* Start *

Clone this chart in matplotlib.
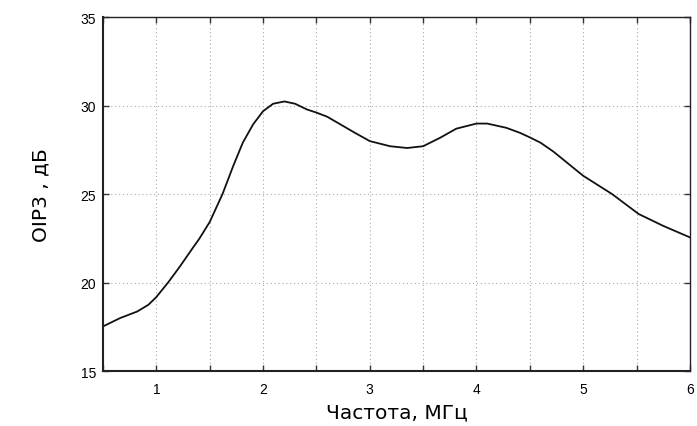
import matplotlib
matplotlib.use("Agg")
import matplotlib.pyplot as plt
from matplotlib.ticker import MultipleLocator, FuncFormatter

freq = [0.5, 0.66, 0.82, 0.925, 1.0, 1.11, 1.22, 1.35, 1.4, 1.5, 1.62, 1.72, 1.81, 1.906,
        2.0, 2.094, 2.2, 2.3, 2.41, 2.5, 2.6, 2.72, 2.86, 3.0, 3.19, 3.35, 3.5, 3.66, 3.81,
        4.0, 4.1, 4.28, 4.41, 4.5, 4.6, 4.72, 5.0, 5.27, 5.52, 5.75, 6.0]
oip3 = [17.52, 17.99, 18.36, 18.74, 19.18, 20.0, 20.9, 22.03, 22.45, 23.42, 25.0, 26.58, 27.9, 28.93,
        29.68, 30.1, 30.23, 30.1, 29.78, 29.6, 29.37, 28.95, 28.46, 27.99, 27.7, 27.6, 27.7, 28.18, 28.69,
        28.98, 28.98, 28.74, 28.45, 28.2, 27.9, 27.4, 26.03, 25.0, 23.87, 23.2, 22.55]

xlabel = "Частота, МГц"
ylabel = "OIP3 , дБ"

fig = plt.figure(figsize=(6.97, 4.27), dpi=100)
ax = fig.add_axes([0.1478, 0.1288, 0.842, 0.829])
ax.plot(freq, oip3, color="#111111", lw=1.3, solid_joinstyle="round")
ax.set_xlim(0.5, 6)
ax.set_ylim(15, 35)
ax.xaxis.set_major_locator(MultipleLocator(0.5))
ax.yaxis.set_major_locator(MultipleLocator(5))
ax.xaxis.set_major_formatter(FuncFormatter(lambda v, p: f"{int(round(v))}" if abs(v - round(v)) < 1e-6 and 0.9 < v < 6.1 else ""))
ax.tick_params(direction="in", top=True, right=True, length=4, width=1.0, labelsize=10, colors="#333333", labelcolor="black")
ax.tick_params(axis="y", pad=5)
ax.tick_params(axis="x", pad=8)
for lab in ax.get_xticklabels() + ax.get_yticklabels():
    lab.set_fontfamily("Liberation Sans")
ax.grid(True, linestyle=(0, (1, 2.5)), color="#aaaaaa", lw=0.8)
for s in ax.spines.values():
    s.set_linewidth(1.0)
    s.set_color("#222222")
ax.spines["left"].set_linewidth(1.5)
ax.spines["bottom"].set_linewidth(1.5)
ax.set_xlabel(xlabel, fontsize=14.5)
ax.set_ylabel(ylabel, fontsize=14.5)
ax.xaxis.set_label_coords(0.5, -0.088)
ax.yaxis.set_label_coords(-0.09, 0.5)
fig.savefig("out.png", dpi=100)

* End *
* Start *

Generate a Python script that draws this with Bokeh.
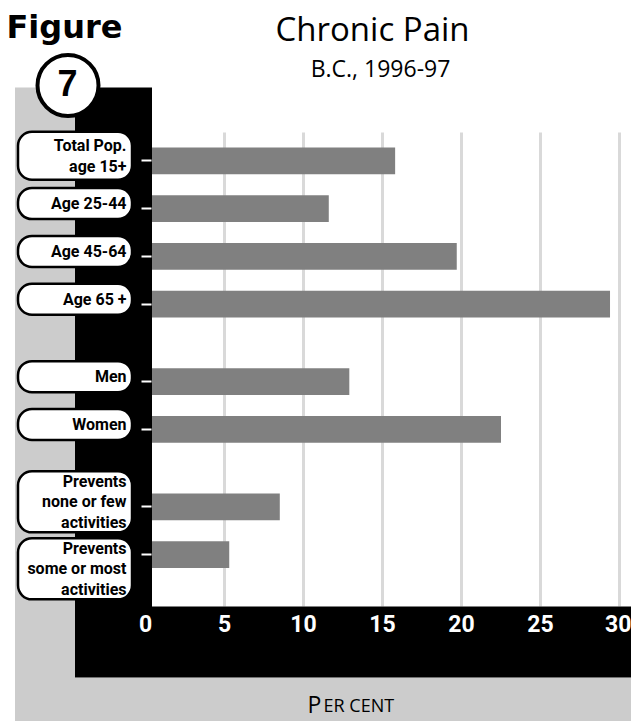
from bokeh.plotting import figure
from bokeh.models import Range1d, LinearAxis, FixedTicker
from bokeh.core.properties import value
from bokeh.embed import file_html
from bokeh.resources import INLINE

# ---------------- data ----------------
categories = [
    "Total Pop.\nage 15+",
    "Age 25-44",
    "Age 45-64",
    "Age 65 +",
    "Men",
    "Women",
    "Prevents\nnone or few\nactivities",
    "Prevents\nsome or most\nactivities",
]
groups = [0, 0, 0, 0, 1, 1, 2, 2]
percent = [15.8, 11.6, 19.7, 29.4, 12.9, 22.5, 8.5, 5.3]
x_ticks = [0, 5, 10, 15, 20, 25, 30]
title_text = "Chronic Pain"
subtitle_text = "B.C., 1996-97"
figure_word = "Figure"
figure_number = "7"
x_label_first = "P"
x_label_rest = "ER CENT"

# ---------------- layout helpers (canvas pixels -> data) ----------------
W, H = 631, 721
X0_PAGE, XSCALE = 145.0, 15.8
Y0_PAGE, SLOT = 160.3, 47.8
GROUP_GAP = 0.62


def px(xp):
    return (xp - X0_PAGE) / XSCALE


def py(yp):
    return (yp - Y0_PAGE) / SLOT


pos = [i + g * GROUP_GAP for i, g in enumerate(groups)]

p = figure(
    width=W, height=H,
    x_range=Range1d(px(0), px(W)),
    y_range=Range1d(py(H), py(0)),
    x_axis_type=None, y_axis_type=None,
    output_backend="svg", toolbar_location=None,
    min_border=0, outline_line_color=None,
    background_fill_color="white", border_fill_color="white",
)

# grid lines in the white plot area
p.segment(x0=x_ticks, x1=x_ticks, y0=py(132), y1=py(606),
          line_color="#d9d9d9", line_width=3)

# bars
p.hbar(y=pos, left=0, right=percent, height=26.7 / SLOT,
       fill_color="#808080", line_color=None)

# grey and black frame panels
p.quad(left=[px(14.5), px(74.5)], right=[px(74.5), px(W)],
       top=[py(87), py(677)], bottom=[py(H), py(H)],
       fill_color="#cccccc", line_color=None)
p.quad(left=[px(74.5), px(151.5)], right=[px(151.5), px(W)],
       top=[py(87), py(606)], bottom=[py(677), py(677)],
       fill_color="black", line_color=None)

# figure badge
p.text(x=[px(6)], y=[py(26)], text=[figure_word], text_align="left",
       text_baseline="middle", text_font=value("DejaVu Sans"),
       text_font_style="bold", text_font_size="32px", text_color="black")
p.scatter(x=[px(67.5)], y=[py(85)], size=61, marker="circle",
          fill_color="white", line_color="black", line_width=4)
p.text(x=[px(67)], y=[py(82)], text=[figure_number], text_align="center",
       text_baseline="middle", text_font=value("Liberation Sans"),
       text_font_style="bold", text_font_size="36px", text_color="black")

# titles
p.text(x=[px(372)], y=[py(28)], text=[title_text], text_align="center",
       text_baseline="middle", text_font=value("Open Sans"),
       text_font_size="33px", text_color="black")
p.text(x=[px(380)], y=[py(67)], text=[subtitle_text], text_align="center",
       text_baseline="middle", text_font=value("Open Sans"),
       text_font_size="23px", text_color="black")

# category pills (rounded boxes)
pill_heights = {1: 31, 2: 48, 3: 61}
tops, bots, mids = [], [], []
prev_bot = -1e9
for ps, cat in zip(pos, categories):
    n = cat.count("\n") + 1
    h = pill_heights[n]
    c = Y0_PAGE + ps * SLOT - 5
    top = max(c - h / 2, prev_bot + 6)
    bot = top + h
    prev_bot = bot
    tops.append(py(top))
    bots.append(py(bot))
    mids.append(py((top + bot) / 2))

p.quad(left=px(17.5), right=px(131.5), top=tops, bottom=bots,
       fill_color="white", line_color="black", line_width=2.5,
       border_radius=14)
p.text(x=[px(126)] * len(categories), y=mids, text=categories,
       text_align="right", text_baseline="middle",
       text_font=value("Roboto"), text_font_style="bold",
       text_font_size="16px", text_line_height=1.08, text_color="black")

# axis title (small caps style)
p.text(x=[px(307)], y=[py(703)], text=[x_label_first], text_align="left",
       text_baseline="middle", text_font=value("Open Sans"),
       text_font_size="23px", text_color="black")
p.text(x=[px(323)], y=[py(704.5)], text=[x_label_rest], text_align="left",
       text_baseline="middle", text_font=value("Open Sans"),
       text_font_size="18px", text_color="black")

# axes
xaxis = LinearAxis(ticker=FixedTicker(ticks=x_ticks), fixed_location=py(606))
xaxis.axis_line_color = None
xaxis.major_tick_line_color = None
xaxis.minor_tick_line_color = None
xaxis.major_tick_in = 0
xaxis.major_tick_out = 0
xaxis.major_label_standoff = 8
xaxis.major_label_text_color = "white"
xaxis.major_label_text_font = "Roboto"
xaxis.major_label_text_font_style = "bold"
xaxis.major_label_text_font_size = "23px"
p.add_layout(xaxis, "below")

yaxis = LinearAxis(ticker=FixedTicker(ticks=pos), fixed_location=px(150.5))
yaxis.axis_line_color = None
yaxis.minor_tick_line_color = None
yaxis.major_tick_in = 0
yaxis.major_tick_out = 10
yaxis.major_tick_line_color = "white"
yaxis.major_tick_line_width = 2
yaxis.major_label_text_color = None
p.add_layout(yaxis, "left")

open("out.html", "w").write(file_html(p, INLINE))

* End *

TASK DESCRIPTION –
Reproduce exactly, and only, the lines from the one containing "Generate a Python" through the one containing "from bokeh.resources import INLINE", including both; leave out any pictures.

FINISHED ANSWER –
Generate a Python script that draws this with Bokeh.
from bokeh.plotting import figure
from bokeh.models import Range1d, LinearAxis, FixedTicker
from bokeh.core.properties import value
from bokeh.embed import file_html
from bokeh.resources import INLINE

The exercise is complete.